▸ **The exercise**
Go through the entries below and copy each line containing the word "LaTeX".

▸ **Records for processing**
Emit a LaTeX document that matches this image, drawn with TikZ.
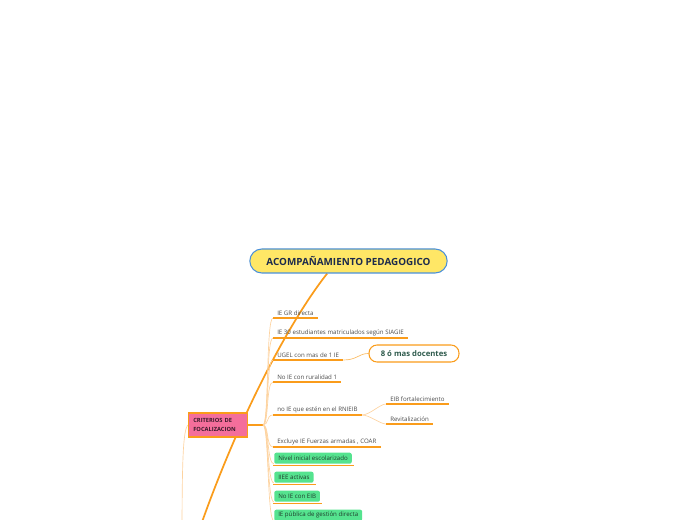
\documentclass[tikz,border=0pt]{standalone}
\usepackage{fontspec}
\setmainfont{Open Sans}
\usepackage{tikz}
\usetikzlibrary{positioning,backgrounds,calc}
\definecolor{mapline}{HTML}{FA9C1B}
\definecolor{twigline}{HTML}{FDD3A0}
\definecolor{rootfill}{HTML}{FFE766}
\definecolor{rootedge}{HTML}{4A90D9}
\definecolor{rootink}{HTML}{1C2B4C}
\definecolor{critfill}{HTML}{F46E9B}
\definecolor{critink}{HTML}{3A1A2A}
\definecolor{notefill}{HTML}{55E38F}
\definecolor{noteink}{HTML}{1F3D2C}
\definecolor{docink}{HTML}{2F5B4D}
\definecolor{leafink}{HTML}{4A4A4A}

\begin{document}
\begin{tikzpicture}[x=0.75pt, y=-0.75pt,
  root/.style={draw=rootedge, line width=0.8pt, fill=rootfill, rounded corners=9pt, minimum width=148pt, minimum height=18pt, text=rootink, font=\fontsize{7.4}{9}\selectfont\bfseries},
  crit/.style={draw=mapline, line width=1pt, fill=critfill, minimum height=18pt, text width=37pt, align=left, inner xsep=3.75pt, text=critink, font=\fontsize{4.3}{6.7}\selectfont\bfseries},
  uline/.style={draw=mapline, line width=1.2pt},
  topic/.style={anchor=south west, inner xsep=3pt, inner ysep=1.6pt, text=leafink, font=\fontsize{4.6}{5}\selectfont,
    append after command={(\tikzlastnode.south west) edge[uline] (\tikzlastnode.south east)}},
  greenbox/.style={anchor=south west, fill=notefill, rounded corners=1.5pt, inner xsep=3pt, inner ysep=1pt, minimum height=8.25pt, text=noteink, font=\fontsize{4.6}{5}\selectfont,
    append after command={($(\tikzlastnode.south west)+(-1,1.5)$) edge[uline] ($(\tikzlastnode.south east)+(2,1.5)$)}},
  docbox/.style={draw=mapline, line width=0.8pt, fill=white, rounded corners=6pt, minimum width=67.5pt, minimum height=12.75pt, text=docink, font=\fontsize{5.8}{7}\selectfont\bfseries},
  trunk/.style={draw=mapline, line width=1.3pt},
  twig/.style={draw=twigline, line width=0.5pt}
]
  \useasboundingbox (0,0) rectangle (696,520);
  \clip (0,0) rectangle (696,520);

  \node[root] (root) at (348.5,261) {ACOMPAÑAMIENTO PEDAGOGICO};
  \node[crit] (crit) at (218,425) {CRITERIOS DE\\FOCALIZACION};
  \coordinate (crit-hub)  at (263,425);
  \coordinate (root-down) at (194,545);
  \coordinate (crit-down) at (182,545);

  \node[topic] (gr)      at (273,318) {IE GR directa};
  \node[topic] (ie30)    at (273,338) {IE 30 estudiantes matriculados según SIAGIE};
  \node[topic] (ugel)    at (273,360) {UGEL con mas de 1 IE};
  \node[topic] (rural)   at (273,382) {No IE con ruralidad 1};
  \node[topic] (rnieib)  at (273,415) {no IE que estén en el RNIEIB};
  \node[topic] (fort)    at (386,404) {EIB fortalecimiento};
  \node[topic] (revit)   at (386,424) {Revitalización};
  \node[topic] (fuerzas) at (273,447) {Excluye IE Fuerzas armadas , COAR};

  \node[greenbox] (inicial) at (274,464) {Nivel inicial escolarizado};
  \node[greenbox] (activas) at (274,483) {IIEE activas};
  \node[greenbox] (eib)     at (274,502) {No IE con EIB};
  \node[greenbox] (publica) at (274,521) {IE pública de gestión directa};

  \node[docbox] (docentes) at (414,353.5) {8 ó mas docentes};

  \begin{scope}[on background layer]
    \draw[trunk] ([xshift=-16pt]root.south) .. controls (292,318) and (238,415) .. (root-down);
    \draw[twig] (crit.west) .. controls (183,432) and (182,460) .. (crit-down);
    \draw[trunk] (crit.east) -- (crit-hub);
    \foreach \leaf in {gr,ie30,ugel,rural,rnieib,fuerzas,inicial,activas,eib,publica}
      \draw[twig] (crit-hub) .. controls +(6,0) and +(-7,0) .. (\leaf.south west);
    \draw[twig] (rnieib.south east) .. controls +(8,0) and +(-6,0) .. (fort.south west);
    \draw[twig] (rnieib.south east) .. controls +(8,0) and +(-6,0) .. (revit.south west);
    \draw[draw=mapline!70, line width=0.5pt] (ugel.south east) .. controls +(14,0) and +(-10,0) .. (docentes.west);
  \end{scope}
\end{tikzpicture}
\end{document}
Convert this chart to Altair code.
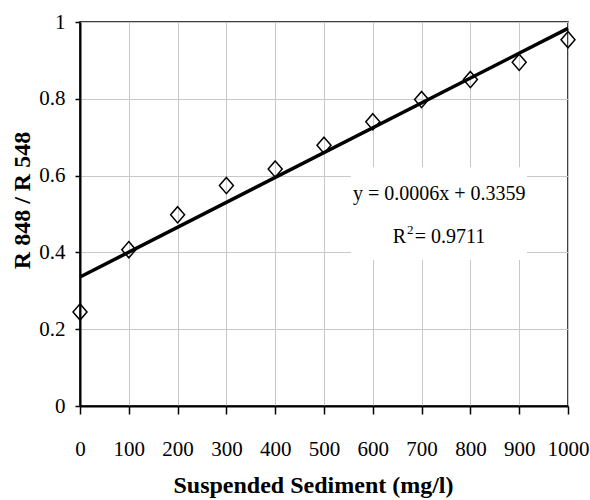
import altair as alt
import pandas as pd

# Reflectance ratio measured against suspended sediment concentration
sediment = [0, 100, 200, 300, 400, 500, 600, 700, 800, 900, 1000]
ratio = [0.245, 0.407, 0.498, 0.574, 0.617, 0.679, 0.740, 0.798, 0.850, 0.895, 0.954]

equation = "y = 0.0006x + 0.3359"
r2_parts = ["R", "2", "= 0.9711"]
x_ticks = [0, 100, 200, 300, 400, 500, 600, 700, 800, 900, 1000]
y_ticks = [0, 0.2, 0.4, 0.6, 0.8, 1.0]

FONT = "Liberation Serif"

df = pd.DataFrame({"sediment": sediment, "ratio": ratio})

x_scale = alt.Scale(domain=[0, 1000], nice=False, zero=False)
y_scale = alt.Scale(domain=[0, 1], nice=False)

x_axis = alt.Axis(
    values=x_ticks, format="d", grid=True, gridColor="#c8c8c8", gridWidth=1,
    domainColor="black", domainWidth=2, tickColor="black", tickSize=8, tickWidth=1.5,
    labelFont=FONT, labelFontSize=21, labelColor="black", labelPadding=41,
    labelBaseline="alphabetic", labelFlush=False, labelOverlap=False,
    title="Suspended Sediment (mg/l)", titleFont=FONT, titleFontSize=24,
    titleFontWeight="bold", titleColor="black", titleX=233, titleY=86,
    titleAlign="center", titleBaseline="alphabetic",
)
y_axis = alt.Axis(
    values=y_ticks, format=".1~f", grid=True, gridColor="#c8c8c8", gridWidth=1,
    domainColor="black", domainWidth=2, tickColor="black", tickSize=5, tickWidth=1.5,
    labelFont=FONT, labelFontSize=21, labelColor="black", labelPadding=10,
    labelFlush=False, labelOverlap=False,
    title="R 848 / R 548", titleFont=FONT, titleFontSize=24, titleFontWeight="bold",
    titleColor="black", titleAngle=270, titleX=-58, titleY=178,
    titleAlign="center", titleBaseline="middle",
)

# Data points as open diamonds
points = alt.Chart(df).mark_point(
    shape="M0,-1.1L0.95,0L0,1.1L-0.95,0Z", size=217, filled=False,
    stroke="black", strokeWidth=1.5, opacity=1,
).encode(
    x=alt.X("sediment:Q", scale=x_scale, axis=x_axis),
    y=alt.Y("ratio:Q", scale=y_scale, axis=y_axis),
)

# Least-squares trend line across the full range
trend = alt.Chart(df).transform_regression(
    "sediment", "ratio", extent=[0, 1000]
).mark_line(color="black", strokeWidth=3.5).encode(
    x=alt.X("sediment:Q", scale=x_scale),
    y=alt.Y("ratio:Q", scale=y_scale),
)

# White label box behind the regression equation
box = alt.Chart(pd.DataFrame({"item": ["equation"]})).mark_rect(fill="white").encode(
    x=alt.datum(555), x2=alt.datum(916), y=alt.datum(0.38), y2=alt.datum(0.622),
)


def label(text, x, y, size=20, align="center", dy=0):
    return alt.Chart(pd.DataFrame({"t": [text]})).mark_text(
        font=FONT, fontSize=size, color="black", align=align,
        baseline="alphabetic", dy=dy,
    ).encode(x=alt.datum(x), y=alt.datum(y), text="t:N")


eq_text = label(equation, 736, 0.536)
r_text = label(r2_parts[0], 668, 0.425, align="right")
sup_text = label(r2_parts[1], 670, 0.425, size=13, align="left", dy=-9)
val_text = label(r2_parts[2], 686, 0.425, align="left")

chart = alt.layer(
    box, trend, points, eq_text, r_text, sup_text, val_text
).properties(
    width=488, height=384,
    padding={"left": 80, "top": 22, "right": 22, "bottom": 94},
    autosize=alt.AutoSizeParams(type="none"),
    background="white",
).configure_view(stroke="black", strokeWidth=1.5)

chart.save("out.html", embed_options={"renderer": "svg", "actions": False})
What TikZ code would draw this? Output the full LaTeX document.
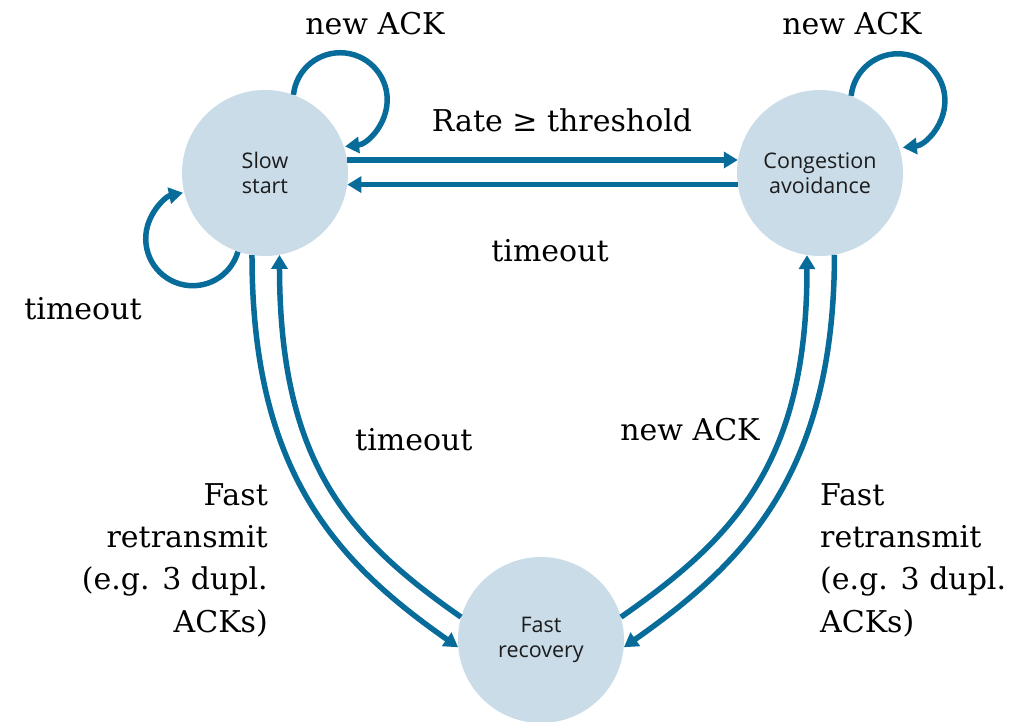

▸ **Output below**
Emit a LaTeX document that matches this image, drawn with TikZ.
What TikZ code would draw this? Output the full LaTeX document.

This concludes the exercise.